Guidelines and General Information
1. The term "processing" means the conversion, by the domestic manufacturing industry, of materials from their natural, or processed, state to another form or state for subsequent use as human or animal food, nutritional supplements or cosmetics. Examples of conversion processes include; reduction in size, mixing, forming, heating (including cooking), freezing, dehydrating, cleaning, separating, draining, trimming, peeling, dehusking, hulling, shelling, pitting, coring, stemming, silking, centrifuging, filtering, or extraction (by solvents or pressure) or any combination of these.
2. Neither pasteurization nor packaging/repackaging is considered to be a processing operation.
3. The "domestic processing industry" encompasses only commercial enterprises engaged in the processing of materials into prepared human or animal food (excluding enterprises that prepare fresh food products for direct sale to a consumer), nutritional supplements or cosmetic products by carrying out the type of operation(s) listed in paragraph 1 of this memorandum.
4. Shipments of bulk goods imported by a firm engaged in the aforementioned activities will be considered to be "for processing".
5. Such goods will normally have one or more of the following characteristics:
- (a) fresh, or frozen, goods of a different variety, grade or size from that are normally offered for retail sale directly to consumers;
- (b) they did not undergo the careful, more expensive methods of harvesting or preparation for market that typify goods destined for direct sale to consumers; for example, they may require washing, separation of leaves, twigs, dirt, etc. before processing;
- (c) farm cost, wholesale prices or value-for-duty is usually less than that for fresh table products; or
- (d) they are normally transported in bulk.
6. CBSA officers may visually examine shipments of goods to verify whether the importation consists of goods for immediate sale or goods destined for processing.
7. Tariff items that contain a "for processing" provision are conditional relief tariff items.
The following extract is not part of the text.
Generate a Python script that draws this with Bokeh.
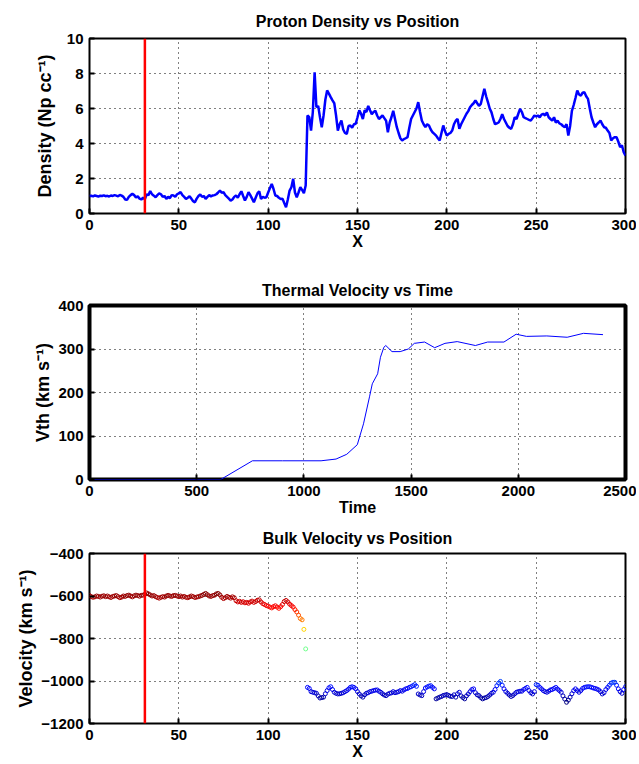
import numpy as np
from bokeh.plotting import figure
from bokeh.models import Span, FixedTicker, Range1d, ColumnDataSource
from bokeh.layouts import column
from bokeh.embed import file_html
from bokeh.resources import INLINE
from bokeh.transform import linear_cmap

# ---------------- data ----------------
marker_x = 31  # red vertical marker position

# Proton density, sampled every 1 unit of X from 0 to 300
density = [
    1.00, 1.02, 0.98, 1.03, 1.00, 0.97, 1.02, 1.00, 1.04, 0.99,
    1.01, 0.97, 1.03, 1.00, 1.05, 1.02, 0.98, 1.06, 1.02, 0.95,
    0.80, 0.78, 0.95, 1.05, 1.12, 1.05, 0.92, 0.98, 0.85, 0.80,
    0.90, 0.82, 1.10, 1.05, 1.28, 1.10, 1.02, 0.93, 1.05, 1.15,
    1.10, 0.95, 1.00, 0.83, 0.95, 0.88, 1.05, 1.03, 0.95, 1.10,
    1.15, 1.22, 1.05, 0.95, 0.83, 0.90, 0.98, 0.85, 0.70, 0.64,
    0.85, 1.00, 1.09, 0.95, 1.00, 0.83, 0.95, 1.05, 0.98, 1.03,
    1.05, 1.10, 1.20, 1.31, 1.18, 1.22, 1.05, 0.95, 0.85, 0.74,
    0.80, 0.95, 1.03, 0.90, 1.10, 1.27, 1.00, 0.74, 0.95, 1.22,
    1.05, 0.85, 0.64, 0.90, 1.15, 1.27, 0.83, 0.95, 0.90, 0.93,
    1.20, 1.45, 1.69, 1.40, 1.03, 1.00, 0.90, 0.83, 0.85, 0.60,
    0.36, 0.80, 1.31, 1.50, 1.98, 1.20, 0.93, 1.20, 1.50, 1.35,
    1.16, 1.60, 5.60, 5.50, 4.74, 5.80, 8.07, 6.07, 6.15, 5.50,
    4.93, 5.60, 6.50, 7.03, 6.85, 6.65, 6.46, 6.30, 5.60, 4.74,
    5.10, 5.31, 4.80, 4.60, 4.55, 5.00, 5.03, 4.90, 5.10, 5.13,
    5.50, 5.90, 5.70, 5.40, 5.90, 5.80, 6.15, 5.90, 5.68, 5.80,
    5.87, 5.60, 5.40, 5.50, 5.60, 5.45, 5.30, 4.64, 5.20, 5.50,
    5.87, 5.40, 4.93, 4.60, 4.30, 4.17, 4.25, 4.30, 4.36, 4.90,
    5.40, 5.60, 5.80, 6.00, 6.36, 5.80, 5.31, 5.10, 4.93, 5.10,
    5.03, 4.80, 4.64, 4.55, 4.45, 4.30, 4.17, 4.60, 5.03, 4.70,
    4.45, 4.55, 4.60, 4.74, 5.10, 5.30, 5.40, 4.84, 5.10, 5.30,
    5.50, 5.70, 5.85, 6.07, 6.20, 6.30, 6.46, 6.30, 6.15, 6.26,
    6.70, 7.13, 6.70, 6.36, 6.00, 5.78, 5.40, 5.10, 5.15, 5.20,
    5.40, 5.68, 5.40, 5.20, 5.00, 4.90, 4.84, 5.10, 5.50, 5.40,
    5.70, 5.98, 5.80, 5.50, 5.45, 5.40, 5.35, 5.31, 5.45, 5.60,
    5.55, 5.60, 5.50, 5.65, 5.70, 5.60, 5.78, 5.50, 5.40, 5.31,
    5.50, 5.20, 5.30, 5.15, 5.10, 5.00, 4.93, 5.10, 4.45, 5.00,
    5.87, 6.20, 6.60, 7.03, 6.80, 6.74, 6.90, 6.93, 6.70, 6.55,
    6.00, 5.50, 5.20, 4.93, 5.10, 5.20, 5.31, 5.10, 4.93, 4.90,
    4.74, 4.60, 4.17, 4.30, 4.36, 4.36, 4.10, 3.79, 3.90, 3.50,
    3.31,
]
density_x = list(range(len(density)))

# Thermal velocity vs time
vth_time = [0, 300, 612, 760, 900, 1080, 1150, 1200, 1249, 1278, 1306, 1319,
            1344, 1357, 1373, 1382, 1411, 1449, 1487, 1515, 1563, 1610, 1658,
            1715, 1800, 1857, 1933, 1990, 2038, 2133, 2228, 2304, 2395]
vth = [0, 0, 0, 43, 43, 43, 47, 58, 80, 128, 190, 220,
       243, 281, 304, 308, 294, 294, 300, 313, 316, 303, 313,
       317, 308, 316, 316, 334, 329, 330, 327, 336, 333]

# Bulk velocity, sampled every 1 unit of X from 0 to 300
bulk_v = [
    -598, -603, -606, -604, -600, -602, -605, -601, -599, -603,
    -600, -604, -607, -602, -600, -598, -603, -608, -605, -600,
    -602, -598, -596, -600, -604, -599, -596, -598, -601, -597,
    -596, -592, -586, -590, -595, -600, -598, -603, -607, -610,
    -606, -603, -605, -600, -597, -600, -602, -598, -597, -600,
    -603, -600, -605, -602, -606, -608, -604, -600, -603, -607,
    -605, -603, -600, -597, -592, -588, -594, -600, -602, -598,
    -596, -590, -588, -595, -606, -612, -608, -602, -606, -610,
    -604, -608, -622, -628, -625, -630, -627, -632, -630, -634,
    -628, -624, -630, -626, -620, -618, -628, -636, -640, -645,
    -648, -652, -656, -650, -646, -652, -658, -650, -640, -626,
    -621, -628, -638, -645, -652, -664, -675, -690, -706, -712,
    -757, -849,
    -1030, -1035, -1050, -1053, -1055, -1058, -1070, -1080,
    -1078, -1076, -1060, -1045, -1032, -1027, -1040, -1053, -1058, -1061,
    -1060, -1058, -1055, -1050, -1045, -1038, -1030, -1027, -1030, -1037,
    -1050, -1061, -1070, -1076, -1065, -1058, -1055, -1050, -1048, -1045,
    -1043, -1042, -1048, -1053, -1060, -1066, -1069, -1062, -1058, -1056,
    -1050, -1055, -1053, -1050, -1045, -1048, -1042, -1037, -1035, -1030,
    -1027, -1022, -1017, -1025, -1061, -1066, -1069, -1050, -1033, -1028,
    -1024, -1022, -1030, -1037, -1084, -1080, -1076, -1073, -1068, -1066,
    -1064, -1068, -1072, -1073, -1065, -1076, -1060, -1053, -1070, -1078,
    -1084, -1070, -1061, -1050, -1040, -1037, -1055, -1065, -1069, -1078,
    -1084, -1080, -1078, -1073, -1066, -1058, -1053, -1040, -1022, -1010,
    -1002, -1020, -1037, -1050, -1058, -1066, -1073, -1068, -1060, -1053,
    -1050, -1048, -1048, -1040, -1035, -1030, -1045, -1055, -1061, -1050,
    -1017, -1020, -1030, -1037, -1045, -1050, -1053, -1048, -1042, -1040,
    -1035, -1030, -1038, -1045, -1053, -1070, -1085, -1100, -1090, -1076,
    -1060, -1045, -1037, -1045, -1053, -1045, -1035, -1030, -1028, -1027,
    -1027, -1030, -1033, -1035, -1038, -1042, -1050, -1061, -1055, -1040,
    -1030, -1020, -1010, -1006, -1006, -1020, -1037, -1050, -1058, -1040,
    -1027,
]
bulk_x = list(range(len(bulk_v)))

x_ticks = [0, 50, 100, 150, 200, 250, 300]
t_ticks = [0, 500, 1000, 1500, 2000, 2500]
dens_ticks = [0, 2, 4, 6, 8, 10]
vth_ticks = [0, 100, 200, 300, 400]
bulk_ticks = [-1200, -1000, -800, -600, -400]

# ---------------- style helpers ----------------
FONT = "Liberation Sans"


def jet(n=256):
    cols = []
    for i in range(n):
        x = i / (n - 1)
        r = min(max(1.5 - abs(4 * x - 3), 0), 1)
        g = min(max(1.5 - abs(4 * x - 2), 0), 1)
        b = min(max(1.5 - abs(4 * x - 1), 0), 1)
        cols.append("#%02x%02x%02x" % (int(r * 255), int(g * 255), int(b * 255)))
    return cols


def make_fig(title, xr, yr, xt, yt, xlabel, ylabel, h, top, bottom,
             outline_w, title_standoff, ylabel_standoff):
    p = figure(width=636, height=h, x_range=Range1d(*xr), y_range=Range1d(*yr),
               output_backend="svg", toolbar_location=None,
               min_border_left=89, min_border_right=11,
               min_border_top=top, min_border_bottom=bottom)
    p.title.text = title
    p.title.align = "center"
    p.title.text_font = FONT
    p.title.text_font_size = "16px"
    p.title.text_font_style = "bold"
    p.title.text_color = "black"
    p.title.standoff = title_standoff
    p.outline_line_color = "black"
    p.outline_line_width = outline_w
    p.outline_line_alpha = 1
    p.background_fill_color = "white"
    p.border_fill_color = "white"

    p.xaxis.ticker = FixedTicker(ticks=xt)
    p.yaxis.ticker = FixedTicker(ticks=yt)
    p.xgrid.ticker = FixedTicker(ticks=xt)
    p.ygrid.ticker = FixedTicker(ticks=yt)
    for g in (p.xgrid, p.ygrid):
        g.grid_line_color = "black"
        g.grid_line_dash = "1 4"
        g.grid_line_width = 1
        g.grid_line_alpha = 1

    for ax in (p.xaxis, p.yaxis):
        ax.axis_line_color = None
        ax.major_tick_in = 5
        ax.major_tick_out = 0
        ax.major_tick_line_width = 2
        ax.minor_tick_line_color = None
        ax.major_label_text_font = FONT
        ax.major_label_text_font_size = "15px"
        ax.major_label_text_font_style = "bold"
        ax.major_label_text_color = "black"
        ax.axis_label_text_font = FONT
        ax.axis_label_text_font_style = "bold"
        ax.axis_label_text_color = "black"
    p.xaxis.axis_label_text_font_size = "16px"
    p.yaxis.axis_label_text_font_size = "18px"
    p.xaxis.major_label_standoff = 6
    p.yaxis.major_label_standoff = 6
    p.xaxis.axis_label_standoff = 0
    p.yaxis.axis_label_standoff = ylabel_standoff
    p.xaxis.axis_label = xlabel
    p.yaxis.axis_label = ylabel
    p.yaxis.major_label_overrides = {v: str(v).replace("-", "\u2212") for v in yt}
    return p


# ---------------- plot 1: density ----------------
p1 = make_fig("Proton Density vs Position", (0, 300), (0, 10), x_ticks, dens_ticks,
              "X", "Density (Np cc\u207b\u00b9)", 260, 38, 47, 2, 17, 9)
p1.line(density_x, density, line_color="#0000ff", line_width=2.5)
p1.add_layout(Span(location=marker_x, dimension="height", line_color="#ff0000", line_width=2.5))

# ---------------- plot 2: thermal velocity ----------------
p2 = make_fig("Thermal Velocity vs Time", (0, 2500), (0, 400), t_ticks, vth_ticks,
              "Time", "Vth (km s\u207b\u00b9)", 260, 45, 41, 4, 14, 2)
p2.line(vth_time, vth, line_color="#0000ff", line_width=1)

# ---------------- plot 3: bulk velocity ----------------
p3 = make_fig("Bulk Velocity vs Position", (0, 300), (-1200, -400), x_ticks, bulk_ticks,
              "X", "Velocity (km s\u207b\u00b9)", 242, 32, 39, 2, 14, 2)
src = ColumnDataSource(dict(x=bulk_x, v=bulk_v))
p3.scatter("x", "v", source=src, size=4, fill_color=None, line_width=1,
           line_color=linear_cmap("v", jet(), -1100, -585))
p3.add_layout(Span(location=marker_x, dimension="height", line_color="#ff0000", line_width=2.5))

layout = column(p1, p2, p3, spacing=0)
open("out.html", "w").write(file_html(layout, INLINE))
Memorandum D11-8-5 - Conditional Relief Tariff Items provides the CBSA's interpretation of such provisions. They may be claimed at time of accounting (paragraphs 17-24 of D11-8-5) despite the required processing not having yet occurred. However, as also explained therein, an importer must be able to demonstrate that the criteria upon which conditional relief was granted has been met when requested by the CBSA (paragraphs 51-55), this applies even in the case of imported goods subsequently sold to a Canadian further processor.
8. Information about the retention of records may be found in D11-8-6, Interpretation of Section 3 of the Imported Goods Records Regulations and information regarding refunds may be found in D6-2-3, Refund of Duties.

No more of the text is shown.